- The Washington Times - Wednesday, August 7, 2019

ANALYSIS/OPINION:

A bunch of angry residents stormed into a Manhattan Beach City Council meeting and demanded government officials do something and do something quick, by gosh, about the pink house with yellow smiley face emojis that is — so the argument goes — upsetting their property value scale.

But guess what, MB residents: Being an American sometimes requires a turning of the cheek. Offensiveness isn’t really a reason to wreck private property rights and protections.

As founder John Adams said: “Property must be secured or liberty cannot exist.”

Yep. Besides, freedom isn’t really free if the government is always being called to step in and regulate away the offensiveness.

The backstory is this, as reported by the Los Angeles Times: A homeowner in the L.A. neighborhood of Manhattan Beach broke local laws by renting out her home for short-term stays.



“I did a four-day short-term rental and got fined $4,000,” homeowner Kathryn Kidd said, in an interview with Easy Reader News. “Now I only do long-term rentals. I didn’t realize [the short-term rental] was illegal.”
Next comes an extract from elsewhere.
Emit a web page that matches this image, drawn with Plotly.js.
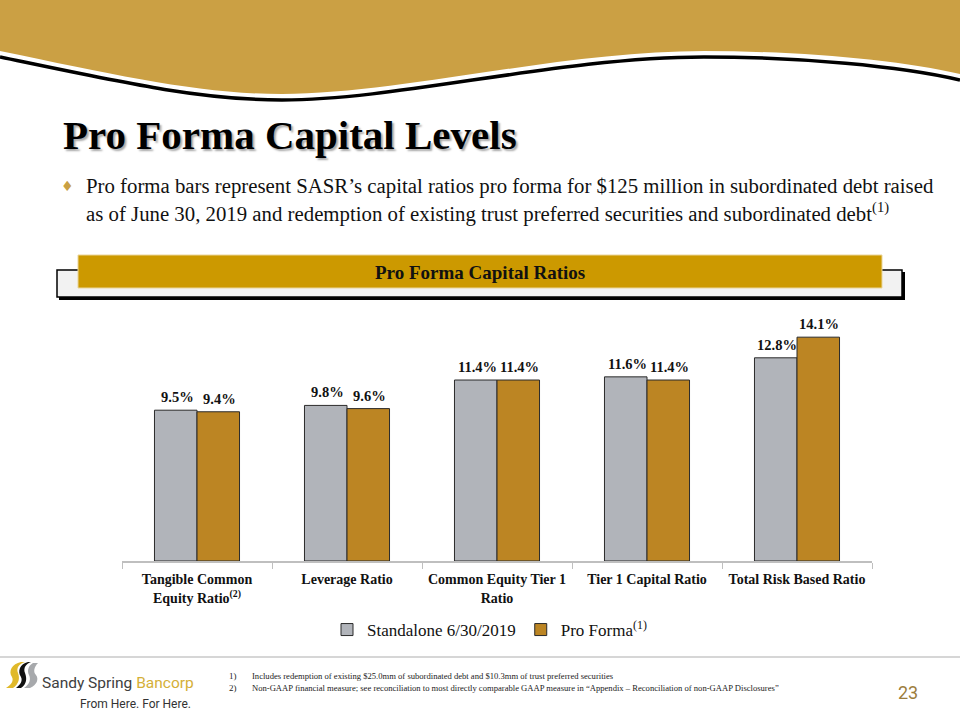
<!DOCTYPE html>
<html>
<head>
<meta charset="utf-8">
<script src="https://cdn.plot.ly/plotly-3.0.1.min.js"></script>
<style>html,body{margin:0;padding:0;background:#fff;}#chart{width:960px;height:720px;}</style>
</head>
<body>
<div id="chart"></div>
<script>
// ---- data ----
const categories = [
  "Tangible Common<br>Equity Ratio<sup>(2)</sup>",
  "Leverage Ratio",
  "Common Equity Tier 1<br>Ratio",
  "Tier 1 Capital Ratio",
  "Total Risk Based Ratio"
];
const standalone = [9.5, 9.8, 11.4, 11.6, 12.8];
const proForma = [9.4, 9.6, 11.4, 11.4, 14.1];
const seriesNames = ["Standalone 6/30/2019", "Pro Forma<sup>(1)</sup>"];

// ---- geometry helpers (plot area in pixels) ----
const L = 122, R = 872, T = 307, B = 561;
function px(x){ return (x - L) / (R - L); }
function py(y){ return (B - y) / (B - T); }
function pt(x, y){ return px(x).toFixed(5) + ',' + py(y).toFixed(5); }

const serif = "Liberation Serif, Times New Roman, serif";
const sans = "Roboto, Liberation Sans, Arial, sans-serif";

const traces = [
  {
    type: 'bar', x: categories, y: standalone, name: seriesNames[0],
    marker: {color: '#B1B4BA', line: {color: '#2b2b2b', width: 1}},
    hoverinfo: 'skip'
  },
  {
    type: 'bar', x: categories, y: proForma, name: seriesNames[1],
    marker: {color: '#BC8523', line: {color: '#2b2b2b', width: 1}},
    hoverinfo: 'skip'
  }
];

// ---- decorations ----
const headerFill = 'M' + pt(0,0) + ' L' + pt(960,0) + ' L' + pt(960,74) +
  ' C' + pt(900,60) + ' ' + pt(800,51) + ' ' + pt(704,51) +
  ' C' + pt(560,51) + ' ' + pt(400,94) + ' ' + pt(282,94) +
  ' C' + pt(200,94) + ' ' + pt(120,76) + ' ' + pt(0,51) + ' Z';
const headerLine = 'M' + pt(0,57) +
  ' C' + pt(120,82) + ' ' + pt(200,100) + ' ' + pt(282,100) +
  ' C' + pt(400,100) + ' ' + pt(560,57) + ' ' + pt(704,57) +
  ' C' + pt(800,57) + ' ' + pt(900,66) + ' ' + pt(960,80);

const goldSwoosh = 'M' + pt(21,662) + ' C' + pt(12,664) + ' ' + pt(8,671) + ' ' + pt(12,677) +
  ' C' + pt(14,681) + ' ' + pt(11,685) + ' ' + pt(6,688) + ' L' + pt(13,688) +
  ' C' + pt(19,684) + ' ' + pt(20,678) + ' ' + pt(18,673) + ' C' + pt(16,668) + ' ' + pt(19,664) + ' ' + pt(25,662) + ' Z';
const blackSwoosh = 'M' + pt(28,662) + ' C' + pt(20,664) + ' ' + pt(17,671) + ' ' + pt(21,677) +
  ' C' + pt(23,681) + ' ' + pt(20,685) + ' ' + pt(16,688) + ' L' + pt(21,688) +
  ' C' + pt(27,684) + ' ' + pt(27,678) + ' ' + pt(25,673) + ' C' + pt(23,668) + ' ' + pt(26,664) + ' ' + pt(31,662) + ' Z';
const graySwoosh = 'M' + pt(33,663) + ' L' + pt(38,663) + ' C' + pt(34,667) + ' ' + pt(33,672) + ' ' + pt(36,675) +
  ' C' + pt(39,679) + ' ' + pt(37,685) + ' ' + pt(30,688) + ' L' + pt(24,688) +
  ' C' + pt(30,684) + ' ' + pt(31,679) + ' ' + pt(29,675) + ' C' + pt(27,671) + ' ' + pt(28,666) + ' ' + pt(33,663) + ' Z';

const shapes = [
  {type:'path', xref:'paper', yref:'paper', path: headerFill, fillcolor:'#CBA044', line:{width:0}, layer:'below'},
  {type:'path', xref:'paper', yref:'paper', path: headerLine, line:{color:'#000', width:3.5}, layer:'below'},
  // banner background box
  {type:'rect', xref:'paper', yref:'paper', x0:px(59), x1:px(905), y0:py(272), y1:py(300), fillcolor:'#000', line:{width:0}, layer:'below'},
  {type:'rect', xref:'paper', yref:'paper', x0:px(57), x1:px(902), y0:py(270), y1:py(297), fillcolor:'#F2F2F2', line:{color:'#000', width:1.5}, layer:'below'},
  {type:'rect', xref:'paper', yref:'paper', x0:px(78), x1:px(882), y0:py(255), y1:py(288), fillcolor:'#CC9900', line:{color:'#EAD59A', width:1}, layer:'below'},
  // footer separator
  {type:'line', xref:'paper', yref:'paper', x0:px(0), x1:px(960), y0:py(657), y1:py(657), line:{color:'#D6D6D6', width:2}},
  // logo swooshes
  {type:'path', xref:'paper', yref:'paper', path: goldSwoosh, fillcolor:'#E0B92A', line:{width:0}},
  {type:'path', xref:'paper', yref:'paper', path: blackSwoosh, fillcolor:'#111', line:{width:0}},
  {type:'path', xref:'paper', yref:'paper', path: graySwoosh, fillcolor:'#A7A9AC', line:{width:0}}
];

function ann(text, x, y, opts){
  return Object.assign({text: text, x: px(x), y: py(y), xref:'paper', yref:'paper', showarrow:false,
    xanchor:'left', yanchor:'middle'}, opts || {});
}

const annotations = [
  // title with shadow
  ann('<b>Pro Forma Capital Levels</b>', 61, 135, {font:{family:serif, size:41, color:'#000', shadow:'2px 2px 2px rgba(0,0,0,0.35)'}}),
  // bullet
  ann('♦', 59, 186, {font:{family:'DejaVu Sans, sans-serif', size:14, color:'#C9A043'}}),
  ann('Pro forma bars represent SASR’s capital ratios pro forma for $125 million in subordinated debt raised', 84, 186,
      {font:{family:serif, size:20.8, color:'#111'}}),
  ann('as of June 30, 2019 and redemption of existing trust preferred securities and subordinated debt<sup>(1)</sup>', 84, 212,
      {font:{family:serif, size:20.8, color:'#111'}}),
  // banner title
  ann('<b>Pro Forma Capital Ratios</b>', 480, 272, {xanchor:'center', font:{family:serif, size:19, color:'#111'}}),
  // footnotes
  ann('1)', 227, 676, {font:{family:serif, size:9, color:'#222'}}),
  ann('Includes redemption of existing $25.0mm of subordinated debt and $10.3mm of trust preferred securities', 250, 676,
      {font:{family:serif, size:8.6, color:'#222'}}),
  ann('2)', 227, 688, {font:{family:serif, size:9, color:'#222'}}),
  ann('Non-GAAP financial measure; see reconciliation to most directly comparable GAAP measure in “Appendix – Reconciliation of non-GAAP Disclosures”', 250, 688,
      {font:{family:serif, size:8.6, color:'#222'}}),
  // logo text
  ann('Sandy Spring <span style="color:#D4AF37">Bancorp</span>', 40, 683, {font:{family:sans, size:15.5, color:'#404040'}}),
  ann('From Here. For Here.', 193, 704, {xanchor:'right', font:{family:sans, size:12, color:'#333'}}),
  // page number
  ann('23', 920, 692, {xanchor:'right', font:{family:sans, size:18, color:'#9C7D3C'}})
];

// value labels from the data, placed over each bar through the axis scales
const labelFont = {family: serif, size: 14.5, color: '#111', weight: 'bold'};
[standalone, proForma].forEach(function(series, s){
  series.forEach(function(v, i){
    annotations.push({
      x: i, y: v, xref: 'x', yref: 'y', showarrow: false,
      text: v.toFixed(1) + '%', font: labelFont,
      xanchor: 'center', yanchor: 'middle',
      xshift: s === 0 ? -20 : 22, yshift: 13
    });
  });
});

const layout = {
  width: 960, height: 720,
  margin: {l: L, r: 960 - R, t: T, b: 720 - B, pad: 0},
  paper_bgcolor: '#fff', plot_bgcolor: '#fff',
  barmode: 'group', bargap: 0.433, bargroupgap: 0,
  showlegend: true,
  legend: {orientation: 'h', x: 0.49, xanchor: 'center', y: py(630), yanchor: 'middle',
    font: {family: serif, size: 17, color: '#111'}, itemwidth: 30, traceorder: 'normal'},
  xaxis: {
    type: 'category', range: [-0.5, 4.5], fixedrange: true,
    showline: true, linecolor: '#BFBFBF', linewidth: 1.5,
    ticks: 'outside', tickson: 'boundaries', ticklen: 6, tickcolor: '#BFBFBF', tickwidth: 1,
    tickangle: 0, ticklabelstandoff: 5,
    tickfont: {family: serif, size: 14, color: '#111', weight: 'bold'},
    showgrid: false, zeroline: false, automargin: false
  },
  yaxis: {
    range: [0, 16], visible: false, showgrid: false, zeroline: false, fixedrange: true
  },
  shapes: shapes,
  annotations: annotations,
  font: {family: serif}
};

Plotly.newPlot('chart', traces, layout, {displayModeBar: false, staticPlot: true});
</script>
</body>
</html>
But the fines wouldn’t have occurred if the local governing authorities hadn’t been alerted to her short-term rental — and the local government authorities were only put on Kidd’s tail when neighbors complained.

So Kidd paid her fine.

Then she painted the front of her home bright pink and decorated it with a couple of yellow emojis, one with crossed eyes and extended tongue and the other, with crossed eyes and a zipper for a mouth. Both emojis also have inordinately long eyelashes — a point of particular contention to one of the neighbors who are now complaining, once again.

“I feel like I’ve been directly attacked with my eyelash extensions,” said Susan Wieland, one of the neighbors who reported Kidd’s short-term rental activities, as reported in Gizmodo. “It’s definitely directed. I had [my own lashes] done here in Manhattan Beach and they did them way too big. Now it’s painted on the house. … [And] I feel like I’m being bullied, frankly, by [Kidd]. … She’s a bully and she feels she is entitled.”

Sorry, Ms. Wieland. That’s not bullying.

That’s funny.

And that’s sort of what you get when you try to regulate others’ personal properties.

Another neighbor seems similarly bullied.

“[Kidd] was upset the city shut her down and fined her thousands of dollars,” Dina Doll said, CBS reported. “I think [the emojis are] not even ambiguous actually. Zip the lip … we all know what that means. I think it violates every sense of common decency.”

This is just the sort of elitist attitude that fuels over-the-top zoning laws, radical environmentalism and nosy, pesky, “I am zee law!”-type homeowners’ associations: the belief in conformity, at all costs.

The view that the collective matters more than the individual.

In Kidd’s case, she said her house painting was simply a “message” to be “positive and happy and love life,” and that her neighbors are just being overly sensitive. And while that may be the truth — it may not be, either. It may very well be that Kidd did paint her house as a bit of payback for her nosy neighbors’ nosy tattling. But either way, so what?

Private property rights in America should be respected — even when they come in the form of a pink house with yellow emojis. That’s called freedom, people.

If neighbors don’t like that, they can move. And guess what; that’s called freedom, too.